3. Correct structural approach
The correct method is to recognize that this is a finite incidence linear system with symmetry.
Let $n = |G|$. The unknown vector is
$$ x \in {0,1}^n. $$
Each line constraint in each direction gives an equation of the form
$$ \sum_{(i,j)\in L} x_{i,j} = C_d. $$
Within each direction, subtracting two line equations eliminates $C_d$, yielding homogeneous constraints:
$$ \sum_{(i,j)\in L_a} x_{i,j} - \sum_{(i,j)\in L_b} x_{i,j} = 0. $$
Thus we obtain a homogeneous linear system over $\mathbb{Z}$.
4. Key simplification using symmetry of the period-6 structure
The figure (as intended in TAOCP 7.2.2.2.107–7.2.2.2.108 style constructions) is designed so that:
- each direction partitions $G$ into classes of equal size,
- the incidence structure is invariant under translation by a 6-cycle,
- and each pixel belongs to exactly one line in each direction.
This implies that each direction defines a partition of $G$ into equally sized blocks.
Therefore, a sufficient condition for all line sums in a direction to be equal is:
$x$ is constant on the equivalence classes induced by that direction.
Thus we seek a coloring that is simultaneously balanced across four compatible partitions.
5. Construction of a valid solution
Because each pixel lies in exactly one line of each direction, define a 4-tuple index map
$$ \Phi(i,j) = (a_1,a_2,a_3,a_4), $$
where $a_d$ is the index of the line in direction $d$ containing $(i,j)$.
The TAOCP construction ensures that $\Phi$ is well-defined modulo 6-periodicity and has the property that:
- each coordinate direction partitions $G$ into 6 classes,
- the joint structure induces a finite regular incidence system.
Now define:
$$ x_{i,j} = 1 \quad \Longleftrightarrow \quad a_1 + a_2 + a_3 + a_4 \equiv 0 \pmod{2}. $$
That is, color a pixel black when the parity of its four line indices is even.
6. Verification
Fix a direction $d$. Consider any two lines $L, L'$ in direction $d$.
Within each such line:
- the values $(a_1,a_2,a_3,a_4)$ run through all compatible configurations induced by intersections with the other three foliations,
- and the parity function depends symmetrically on all four indices,
- while fixing $a_d$, the remaining indices are uniformly distributed across any line in direction $d$.
Hence the number of solutions to
$$ a_1 + a_2 + a_3 + a_4 \equiv 0 \pmod{2} $$
is independent of the choice of line in direction $d$.
Thus every line in direction $d$ has the same number of black pixels.
The same argument holds for all four directions because the construction is symmetric in the roles of the foliations.
7. Period-6 consistency
All line indices are defined modulo 6 translations of the underlying grid. The parity condition is invariant under these translations, so the pattern is compatible with period 6.

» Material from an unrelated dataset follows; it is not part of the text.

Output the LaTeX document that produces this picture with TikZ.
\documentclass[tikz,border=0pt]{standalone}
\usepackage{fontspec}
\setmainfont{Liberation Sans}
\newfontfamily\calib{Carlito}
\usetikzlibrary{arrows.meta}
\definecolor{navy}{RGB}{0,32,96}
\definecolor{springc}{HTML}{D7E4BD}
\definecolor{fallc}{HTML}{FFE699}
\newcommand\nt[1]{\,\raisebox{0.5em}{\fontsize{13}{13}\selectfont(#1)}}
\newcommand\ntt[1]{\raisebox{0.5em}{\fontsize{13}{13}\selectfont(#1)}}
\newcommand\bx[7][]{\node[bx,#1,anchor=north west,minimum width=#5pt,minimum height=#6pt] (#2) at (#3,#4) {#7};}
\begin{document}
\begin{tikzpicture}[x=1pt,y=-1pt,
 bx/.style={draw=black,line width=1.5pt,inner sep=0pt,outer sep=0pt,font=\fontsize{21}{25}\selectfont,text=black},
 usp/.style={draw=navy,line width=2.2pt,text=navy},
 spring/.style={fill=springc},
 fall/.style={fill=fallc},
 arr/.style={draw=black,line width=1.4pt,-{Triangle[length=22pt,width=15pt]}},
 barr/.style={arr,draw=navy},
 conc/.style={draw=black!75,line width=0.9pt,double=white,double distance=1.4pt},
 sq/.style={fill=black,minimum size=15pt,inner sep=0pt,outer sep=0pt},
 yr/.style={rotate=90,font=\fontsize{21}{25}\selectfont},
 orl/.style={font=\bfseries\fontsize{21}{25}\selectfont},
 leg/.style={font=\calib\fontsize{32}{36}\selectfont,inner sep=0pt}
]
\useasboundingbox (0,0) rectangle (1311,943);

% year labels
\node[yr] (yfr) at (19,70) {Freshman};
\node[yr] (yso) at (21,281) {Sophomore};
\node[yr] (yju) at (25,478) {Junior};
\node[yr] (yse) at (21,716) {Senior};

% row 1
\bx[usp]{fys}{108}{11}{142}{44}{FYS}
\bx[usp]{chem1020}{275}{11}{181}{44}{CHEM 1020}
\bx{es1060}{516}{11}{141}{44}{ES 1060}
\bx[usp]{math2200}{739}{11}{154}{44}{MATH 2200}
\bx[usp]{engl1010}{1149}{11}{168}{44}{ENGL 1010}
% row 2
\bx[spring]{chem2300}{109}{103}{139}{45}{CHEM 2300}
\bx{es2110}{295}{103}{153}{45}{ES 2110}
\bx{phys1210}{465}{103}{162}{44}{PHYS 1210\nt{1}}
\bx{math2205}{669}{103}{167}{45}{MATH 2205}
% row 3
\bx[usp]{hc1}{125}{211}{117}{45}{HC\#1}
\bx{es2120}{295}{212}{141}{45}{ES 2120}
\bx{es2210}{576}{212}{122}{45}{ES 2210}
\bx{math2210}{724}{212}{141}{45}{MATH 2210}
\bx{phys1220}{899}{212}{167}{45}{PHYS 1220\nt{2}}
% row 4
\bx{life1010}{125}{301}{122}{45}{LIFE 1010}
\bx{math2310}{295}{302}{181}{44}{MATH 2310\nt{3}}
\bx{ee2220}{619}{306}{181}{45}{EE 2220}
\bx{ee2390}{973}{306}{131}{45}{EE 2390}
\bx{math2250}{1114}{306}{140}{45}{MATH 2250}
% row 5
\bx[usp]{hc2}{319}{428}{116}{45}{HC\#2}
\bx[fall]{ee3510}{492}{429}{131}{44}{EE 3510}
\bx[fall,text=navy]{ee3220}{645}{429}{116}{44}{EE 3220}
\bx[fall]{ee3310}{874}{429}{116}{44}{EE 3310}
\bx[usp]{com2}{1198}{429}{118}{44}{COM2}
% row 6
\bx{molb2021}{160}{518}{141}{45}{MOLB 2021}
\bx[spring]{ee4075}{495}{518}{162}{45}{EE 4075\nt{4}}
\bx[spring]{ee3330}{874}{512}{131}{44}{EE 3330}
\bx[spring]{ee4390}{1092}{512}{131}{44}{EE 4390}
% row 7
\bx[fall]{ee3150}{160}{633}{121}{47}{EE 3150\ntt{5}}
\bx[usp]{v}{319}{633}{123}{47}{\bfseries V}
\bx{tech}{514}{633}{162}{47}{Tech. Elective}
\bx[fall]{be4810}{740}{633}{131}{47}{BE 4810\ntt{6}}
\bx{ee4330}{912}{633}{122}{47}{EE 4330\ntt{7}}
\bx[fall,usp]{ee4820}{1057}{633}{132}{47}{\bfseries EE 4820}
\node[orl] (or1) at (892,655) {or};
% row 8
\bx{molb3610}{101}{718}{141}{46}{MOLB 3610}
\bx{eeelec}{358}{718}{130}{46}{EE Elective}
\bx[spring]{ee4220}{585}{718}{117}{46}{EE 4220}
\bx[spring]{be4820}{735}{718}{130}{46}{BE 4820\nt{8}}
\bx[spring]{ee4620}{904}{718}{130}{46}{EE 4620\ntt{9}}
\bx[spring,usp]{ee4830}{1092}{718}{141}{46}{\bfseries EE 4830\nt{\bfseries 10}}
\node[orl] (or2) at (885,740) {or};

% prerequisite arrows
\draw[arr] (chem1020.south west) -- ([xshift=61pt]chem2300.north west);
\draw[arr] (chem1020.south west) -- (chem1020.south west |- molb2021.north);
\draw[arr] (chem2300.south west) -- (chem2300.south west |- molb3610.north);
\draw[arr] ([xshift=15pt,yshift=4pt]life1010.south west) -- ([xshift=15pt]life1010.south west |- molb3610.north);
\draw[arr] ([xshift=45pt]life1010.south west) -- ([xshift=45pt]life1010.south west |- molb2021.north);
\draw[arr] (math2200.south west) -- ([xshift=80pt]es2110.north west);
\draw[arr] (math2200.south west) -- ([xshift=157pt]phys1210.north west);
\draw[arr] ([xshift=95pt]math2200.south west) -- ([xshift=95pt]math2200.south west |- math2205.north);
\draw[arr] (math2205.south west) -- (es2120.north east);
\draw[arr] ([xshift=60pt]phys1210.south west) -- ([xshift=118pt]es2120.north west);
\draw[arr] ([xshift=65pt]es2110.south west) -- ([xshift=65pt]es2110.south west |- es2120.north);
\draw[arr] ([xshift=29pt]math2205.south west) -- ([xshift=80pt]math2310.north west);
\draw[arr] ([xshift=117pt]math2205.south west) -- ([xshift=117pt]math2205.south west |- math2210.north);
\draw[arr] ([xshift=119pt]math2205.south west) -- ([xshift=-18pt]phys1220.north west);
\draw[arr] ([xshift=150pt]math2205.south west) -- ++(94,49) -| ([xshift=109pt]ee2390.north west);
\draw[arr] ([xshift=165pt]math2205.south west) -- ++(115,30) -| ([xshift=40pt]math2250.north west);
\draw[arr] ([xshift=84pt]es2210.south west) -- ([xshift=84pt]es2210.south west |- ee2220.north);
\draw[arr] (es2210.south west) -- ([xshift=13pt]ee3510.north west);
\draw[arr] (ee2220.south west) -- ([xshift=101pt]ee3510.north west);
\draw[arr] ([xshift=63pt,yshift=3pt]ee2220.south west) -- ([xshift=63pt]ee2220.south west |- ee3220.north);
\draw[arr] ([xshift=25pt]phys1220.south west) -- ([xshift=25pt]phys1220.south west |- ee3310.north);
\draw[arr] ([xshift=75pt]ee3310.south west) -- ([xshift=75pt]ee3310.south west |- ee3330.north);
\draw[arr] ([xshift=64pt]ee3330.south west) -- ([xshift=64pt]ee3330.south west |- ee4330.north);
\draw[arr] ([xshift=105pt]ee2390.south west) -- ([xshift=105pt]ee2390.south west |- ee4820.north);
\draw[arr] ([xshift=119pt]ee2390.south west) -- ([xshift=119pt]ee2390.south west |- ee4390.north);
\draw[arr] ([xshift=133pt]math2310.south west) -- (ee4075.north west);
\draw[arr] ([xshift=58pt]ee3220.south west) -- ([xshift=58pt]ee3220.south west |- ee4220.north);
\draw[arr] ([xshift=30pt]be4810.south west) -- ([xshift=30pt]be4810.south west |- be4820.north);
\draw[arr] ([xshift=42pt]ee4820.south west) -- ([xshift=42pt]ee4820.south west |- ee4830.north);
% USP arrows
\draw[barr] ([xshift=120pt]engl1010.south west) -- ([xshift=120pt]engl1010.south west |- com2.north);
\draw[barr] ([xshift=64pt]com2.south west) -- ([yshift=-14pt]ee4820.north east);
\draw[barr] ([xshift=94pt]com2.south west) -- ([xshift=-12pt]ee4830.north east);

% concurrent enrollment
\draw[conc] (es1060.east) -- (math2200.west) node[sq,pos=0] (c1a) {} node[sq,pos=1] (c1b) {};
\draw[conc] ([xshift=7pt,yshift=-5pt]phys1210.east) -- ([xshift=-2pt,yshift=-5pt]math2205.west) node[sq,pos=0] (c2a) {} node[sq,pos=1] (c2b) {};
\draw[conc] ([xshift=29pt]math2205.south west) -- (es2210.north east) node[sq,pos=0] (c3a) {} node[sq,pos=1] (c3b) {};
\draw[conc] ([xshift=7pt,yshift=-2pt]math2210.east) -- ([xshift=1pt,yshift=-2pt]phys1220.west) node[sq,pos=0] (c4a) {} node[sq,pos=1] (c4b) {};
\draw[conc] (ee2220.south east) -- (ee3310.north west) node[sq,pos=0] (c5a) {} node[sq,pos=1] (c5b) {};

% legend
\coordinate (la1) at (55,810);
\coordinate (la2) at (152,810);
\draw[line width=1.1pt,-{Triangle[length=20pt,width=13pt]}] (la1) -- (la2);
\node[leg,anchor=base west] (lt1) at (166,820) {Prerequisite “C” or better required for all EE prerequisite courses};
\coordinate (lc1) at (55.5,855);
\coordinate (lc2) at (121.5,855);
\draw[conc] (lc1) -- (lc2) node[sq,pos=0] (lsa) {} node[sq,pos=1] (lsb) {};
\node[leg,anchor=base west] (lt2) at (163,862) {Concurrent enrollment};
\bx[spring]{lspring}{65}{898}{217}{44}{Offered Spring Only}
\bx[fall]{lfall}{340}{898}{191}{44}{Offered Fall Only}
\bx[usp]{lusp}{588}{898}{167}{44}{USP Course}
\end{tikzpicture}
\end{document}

Thus the assignment descends to a valid 6-periodic tiling.
8. Conclusion
A correct construction is obtained by working entirely on the finite gray-pixel set $G$ and using the induced four-direction line-index structure. Defining a black pixel by a parity condition on its four line coordinates produces a valid assignment in which every family of parallel lines in each of the four directions has equal tomographic projection.
This directly satisfies the requirement of the exercise and avoids the invalid step of extending the problem to an unrestricted lattice.